Fresh from the success of their rather excellent i30N, Hyundai have brought us this; the Tucson N Line. You’ll notice it’s an N Line, not a full-blown Tucson N – whether Hyundai are saving a sub 5 seconds 0-62mph Tucson for the future remains to be seen, but I wouldn’t hold your breath.
Petrol or Diesel?
So, what makes this Tucson an N Line? Well, that rather depends on which engine you go for. Let me explain; the N Line spec is available with either a 1.6 T-GDi petrol engine, producing 175bhp & 265Nm torque, or a 1.6 CRDi diesel engine with 135bhp & a very welcome 320Nm. But that’s not the whole story; should you go for the diesel, it’s a 48v hybrid, albeit a mild one. Opt for the petrol and it’s more of an all-out performance SUV – they even tune the steering and increase suspension rigidity by 8% & 5% at the front and rear respectively.
No 4×4 Version
Both Tucson N Lines are front-wheel-drive only, both are available with either a 6-speed manual ‘box or a 7-speed DCT, but their performance stats are poles apart. The DCT petrol will do 0-62mph in 8.9 seconds, the manual diesel is the quicker, yet it still only achieves the same in 11.2 seconds.

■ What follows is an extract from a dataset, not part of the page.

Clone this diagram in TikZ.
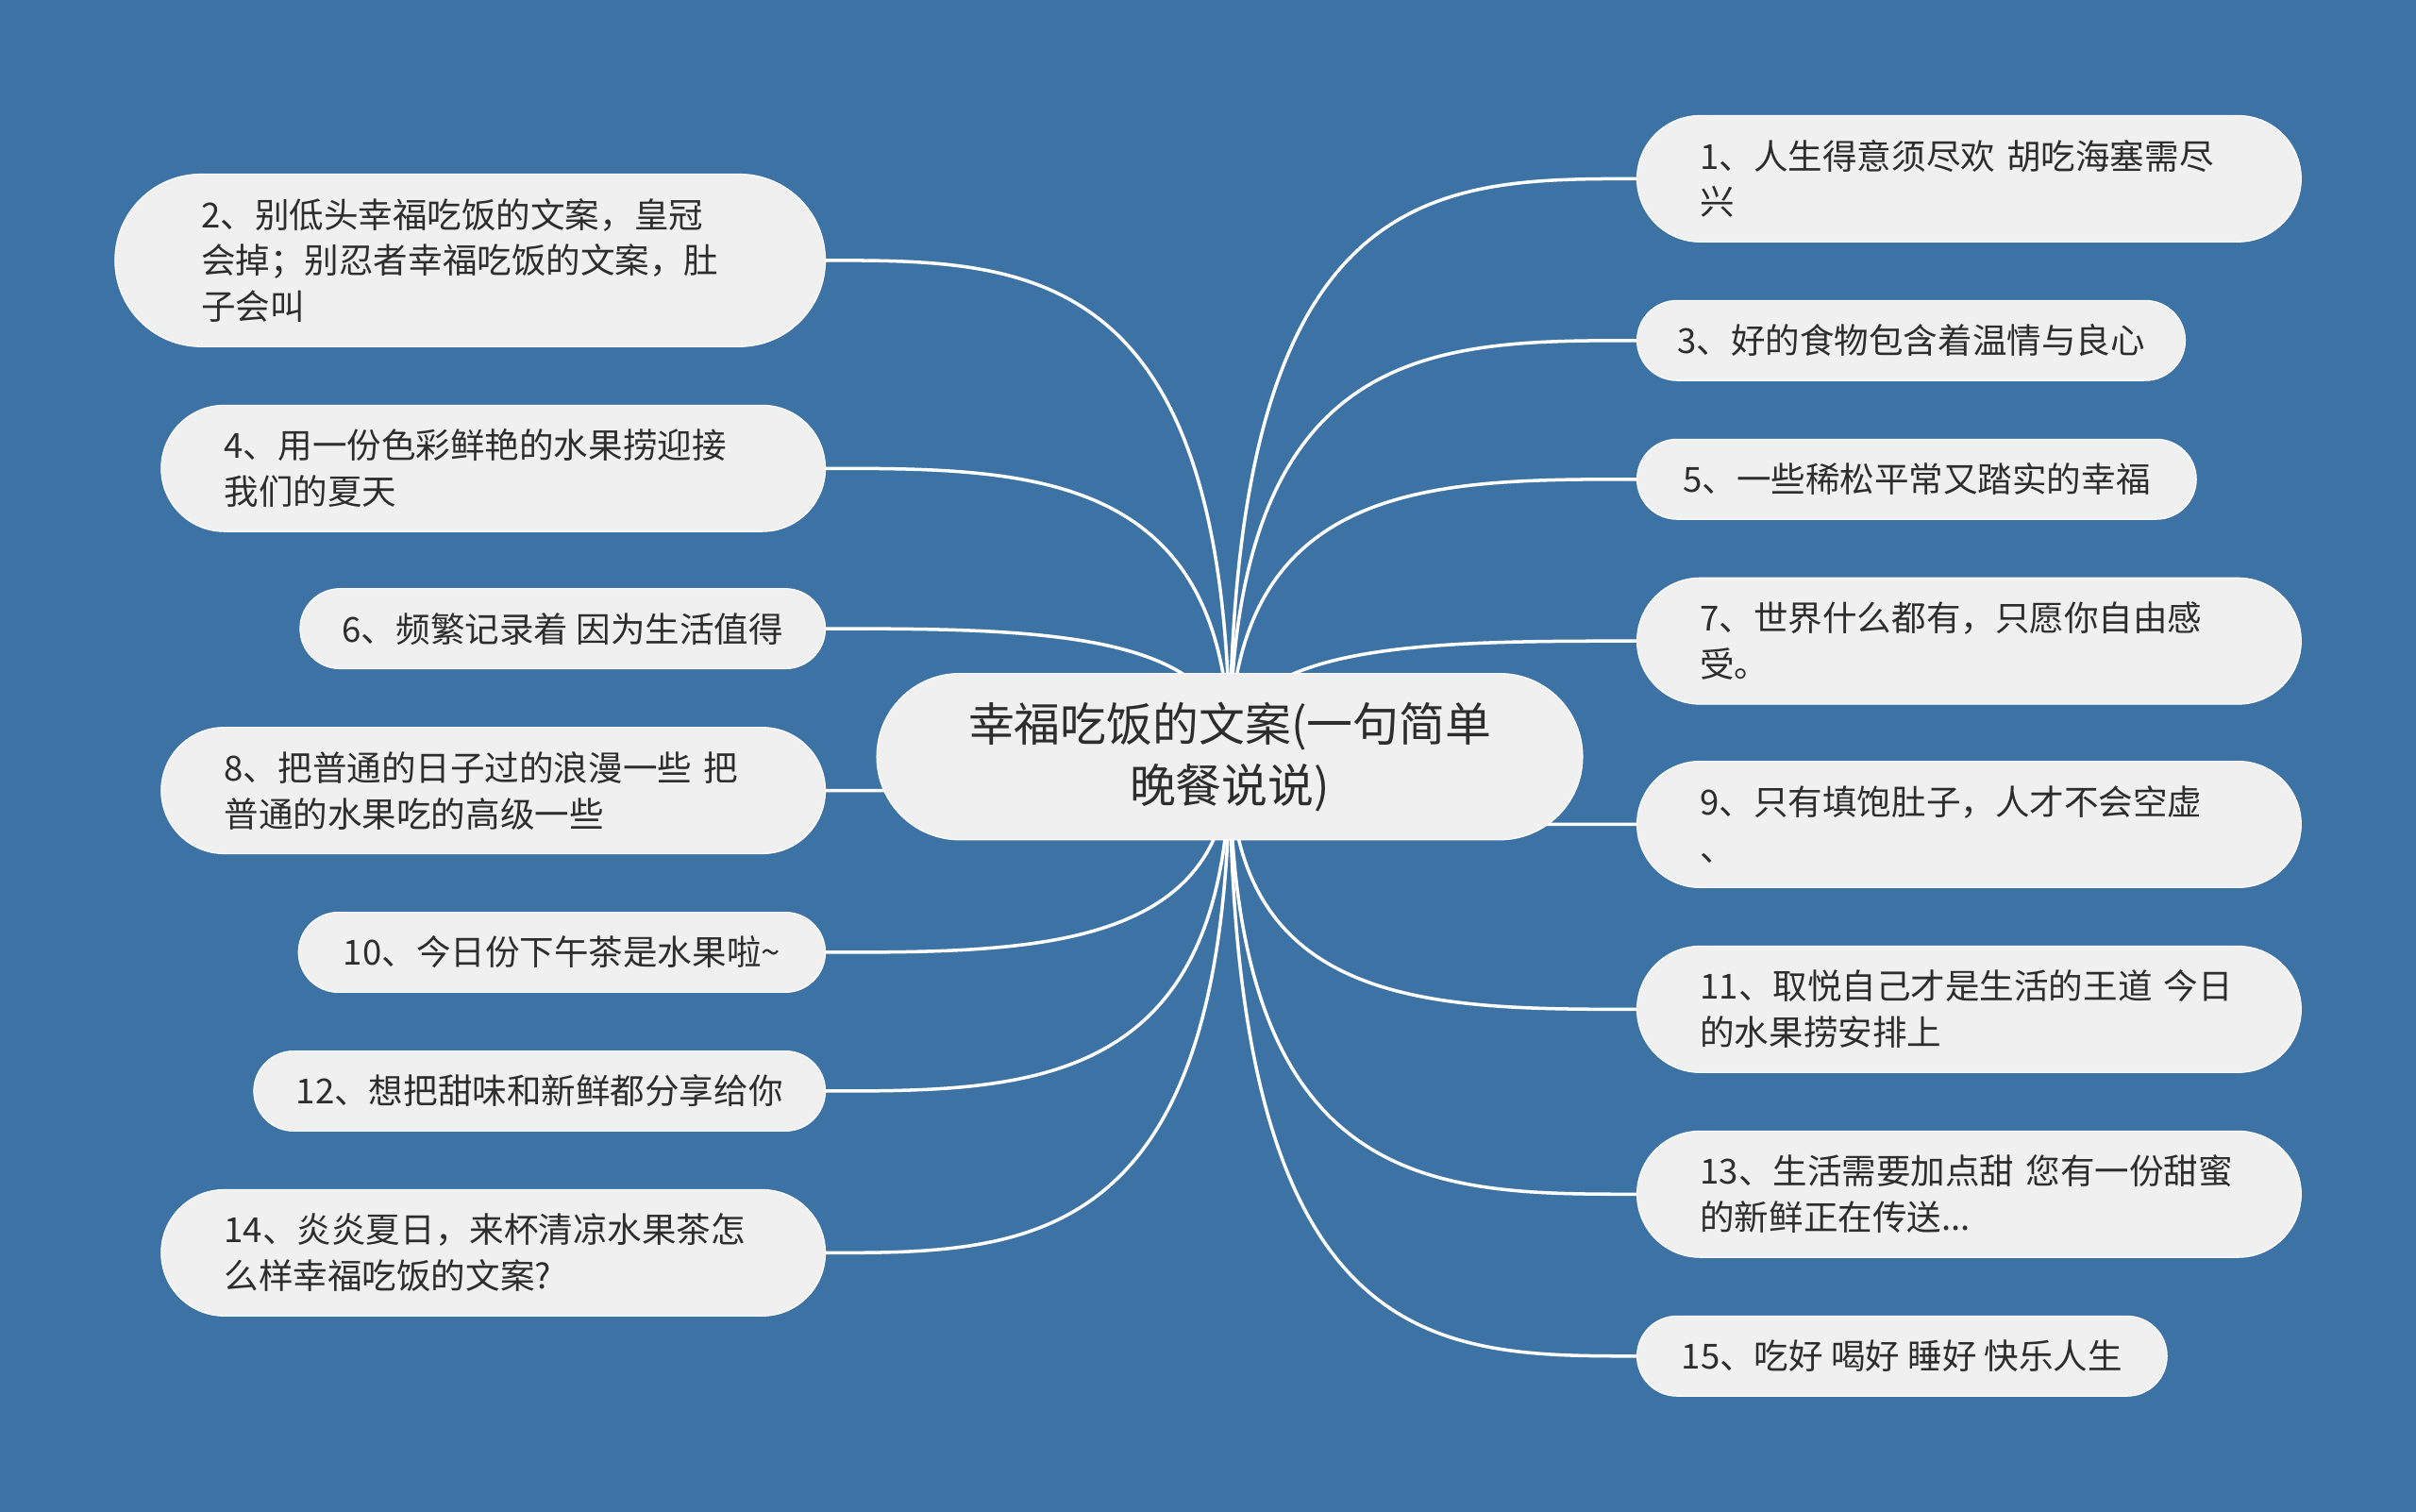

It’s fair to say, then, that, thanks to its performance figures, the only Tucson N Line that should really be wearing the badge is the petrol variant.
But what if you want the looks but aren’t overly bothered about break-neck stats, plus you don’t fancy spending half of your life on a fuel station forecourt?
Perhaps unsurprisingly, the diesel Tucson N Line knocks the petrol version into a cocked hat in terms of efficiency. The cleanest variant – the manual will return 65.7 mpg on the combined cycle whilst emitting 113g/km CO2. The most innocent petrol Tucson N Line – the DCT manages 40.4 mpg & 151 g/km, the naughty manual one just 37.7 mpg & a whopping 168 g/km. Again; poles apart.
What Does Every Tucson N Line Get?
So, that’s the differences highlighted, but what do you get on your Tucson N Line, regardless of powertrain? In a nutshell, it’s a big dollop of attitude. The bumpers are bespoke, incorporating boomerang shaped running lights and larger air intakes on the front. A lot of shiny stuff has been binned in favour of brooding black, particularly on the 19” wheels, window surrounds and front grille mesh.
Inside you get more black stuff in the shape of some suede seats, but they do have some red-stitching, as does the steering wheel and gear lever. What performance car would be complete without red stitching? Being a Hyundai, standard equipment levels are generous; heated front seats, climate, keyless entry and front & rear parking sensors are all thrown in.
Should I Buy A Tucson N Line?
Prices start at £26,245 for the petrol version, £28,010 for the diesel. Which one you choose ultimately depends on how much you value outright speed vs how much you want to spend on fuel. Whichever Tucson N Line you go for, it’ll stand out in a crowd whilst offering the same practicality as a regular Tucson.